Credit: X-ray: NASA/CXC/MIT/UCSB/P.Ogle et al.; Optical: NASA/STScI/A.Capetti et al.
Aug 27, 2013
Supermassive black holes are said to generate galactic winds.
“Black holes are where God divided by zero.”
— Stephen Wright
In a previous Picture of the Day, It was suggested that X-ray jets from a galactic core were being accelerated by electric fields. A press release from the Chandra X-ray Observatory reports that “strong winds” are racing outward from the core of NGC 1068, a galaxy said to be 50 million light-years away in the constellation Cetus. The source of the winds is supposed to be an “average sized” supermassive black hole (SMBH) that is accelerating “hot gas” around its event horizon until gravity can no longer hold it in place. The gas is said to be heated by X-ray bursts from the SMBH, whereupon it is ejected along a tangential trajectory at an average velocity of 1.6 million kilometers per hour.
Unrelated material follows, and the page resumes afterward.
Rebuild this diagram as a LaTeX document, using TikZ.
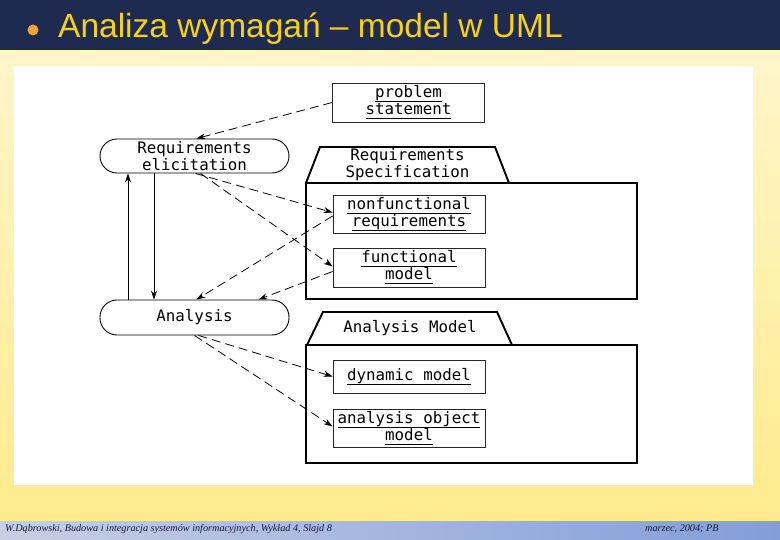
\documentclass[tikz,border=0pt]{standalone}
\usepackage{fontspec}
\setmainfont{Liberation Serif}
\newfontfamily\titlefont{Liberation Sans}
\newfontfamily\diafont{DejaVu Sans Mono}
\usetikzlibrary{arrows.meta,calc}
\definecolor{barblue}{HTML}{1E2A4F}
\definecolor{titleyellow}{HTML}{F7D117}
\definecolor{bulletorange}{HTML}{F2A03A}
\definecolor{bgtop}{HTML}{FFF5CA}
\definecolor{bgbot}{HTML}{FFEB8A}
\definecolor{ftleft}{HTML}{C6CFE4}
\definecolor{ftright}{HTML}{829DDA}
\definecolor{foottext}{HTML}{1A1A3A}
\newcommand\diasize{\diafont\fontsize{15.8}{16.8}\selectfont}
\newcommand\uln[1]{\setbox0\hbox{#1}\rlap{\rule[-4.4pt]{\wd0}{0.85pt}}\box0}
\begin{document}
\begin{tikzpicture}[x=1pt,y=-1pt]
\tikzset{
  obj/.style={draw=black!85, line width=0.8pt, minimum width=152pt, inner sep=0pt, align=center, font=\diasize},
  act/.style={draw=black, line width=0.9pt, rounded corners=17pt, minimum width=189pt, minimum height=34pt, inner sep=0pt, align=center, font=\diasize},
  pkg/.style={draw=black, line width=1.9pt, line join=miter},
  lbl/.style={inner sep=0pt, align=center, font=\diasize},
  flow/.style={draw=black, line width=0.8pt, dash pattern=on 9pt off 5pt, -{Stealth[length=9pt,width=6pt]}},
  ctrl/.style={draw=black, line width=0.8pt, -{Stealth[length=9pt,width=6pt]}},
  foot/.style={anchor=base west, inner sep=0pt, text=foottext, font=\itshape\fontsize{10.2}{12}\selectfont}
}
\useasboundingbox (0,0) rectangle (780,540);
% background
\shade[top color=bgtop, bottom color=bgbot] (0,50) rectangle (780,540);
\fill[barblue] (0,0) rectangle (780,50);
\shade[left color=ftleft, right color=ftright] (0,521) rectangle (780,540);
\fill[white] (14,66) rectangle (753,485);
% title
\fill[bulletorange] (33,30) circle (5.5pt);
\node[anchor=base west, inner sep=0pt, text=titleyellow, font=\titlefont\fontsize{33.5}{36}\selectfont] (title) at (58,37.5) {Analiza wymagań – model w UML};
% packages
\draw[pkg] (306,183) -- (320,147) -- (495,147) -- (509,183);
\draw[pkg] (306,183) rectangle (637,299);
\node[lbl] (rslbl) at (407.5,165) {Requirements\\Specification};
\draw[pkg] (307,345) -- (323,312) -- (497,312) -- (512,345);
\draw[pkg] (306,345) rectangle (637,463);
\node[lbl] (amlbl) at (410,328.5) {Analysis Model};
% objects
\node[obj, minimum height=39pt] (ps) at (408.5,102.5) {\uln{problem}\\\uln{statement}};
\node[obj, minimum height=38pt] (nf) at (409,214) {\uln{nonfunctional}\\\uln{requirements}};
\node[obj, minimum height=39pt] (fm) at (409,267.5) {\uln{functional}\\\uln{model}};
\node[obj, minimum height=33pt] (dm) at (409,376.5) {\uln{dynamic model}};
\node[obj, minimum height=38pt] (ao) at (409,428) {\uln{analysis object}\\\uln{model}};
% activities
\node[act] (re) at (194.5,156) {Requirements\\elicitation};
\node[act, minimum height=35pt] (an) at (194.5,317.5) {Analysis};
% connectors
\draw[flow] (ps.west) -- ([xshift=2pt]re.north);
\draw[flow] ([xshift=1pt]re.south) -- ([yshift=1.5pt]nf.west);
\draw[flow] ([xshift=6pt]re.south) -- ([yshift=1pt]fm.west);
\draw[flow] ([yshift=-2pt]nf.west) -- ([xshift=2pt]an.north);
\draw[flow] ([yshift=-4pt]fm.west) -- ([xshift=64pt]an.north);
\draw[ctrl] ([xshift=-66.5pt]an.north) -- ([xshift=-66.5pt]re.south);
\draw[ctrl] ([xshift=-40.5pt]re.south) -- ([xshift=-40.5pt]an.north);
\draw[flow] ([xshift=4pt]an.south) -- (dm.west);
\draw[flow] (an.south) -- ([yshift=1.5pt]ao.west);
% footer
\node[foot] (f1) at (5,531) {W.Dąbrowski, Budowa i integracja systemów informacyjnych, Wykład 4, Slajd 8};
\node[foot] (f2) at (645,531) {marzec, 2004; PB};
\end{tikzpicture}
\end{document}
In the image at the top of the page, Chandra’s X-ray results are combined with those from the Hubble Space Telescope to illustrate the temperature differences between the galactic body and the jet of X-ray emitting material. The hot gas possesses a spectrographic temperature reading of over 100,000 Celsius, 20 times hotter than the surface of the Sun.
To say that gas can be heated until it gives off X-rays and “blows like a wind” betrays a serious lack of understanding, or a careless presentation of observations. No gas can remain intact at such temperatures because electrons will be stripped from the nuclei, causing it to change into the primal stock from which the Universe is made: plasma.
X-rays in space, no matter the source, are not created in gravity fields regardless of how strong they are theorized to be. Charged particles (plasma) accelerated by electric currents spiral in the resulting magnetic fields and shine in all high energy frequencies, extreme ultraviolet, X-rays, and sometimes gamma rays.
In a galactic circuit, electric power flows inward along the spiral arms where it is concentrated and stored in the central plasmoid, or galactic bulge. When it reaches a certain current density it discharges, usually out of the galaxy’s spin axis as an energetic jet of plasma. Laboratory experiments have replicated the phenomenon with a plasma focus device.
Electromagnetic forces confine those jets into thin filaments that remain coherent for thousands of light-years. Chandra’s observations of NGC 1068 indicate that material from the galactic core reaches more than 3000 light-years from its source, but that estimate could be off by a significant factor. Jets usually end in double layer lobes that extend for many times the size of the galaxy and radiate copiously in radio frequencies. The diffuse currents then flow toward the galaxy’s equatorial plane and spiral back into its nucleus.
Hannes Alfvén identified the “exploding double layer” as a new class of celestial object. It is double layers in space plasmas that form most of the unusual structures we see. Galactic jets, toroids, and glowing clouds are all examples of electricity flowing through dusty plasma confined within Birkeland currents that stretch across the light years.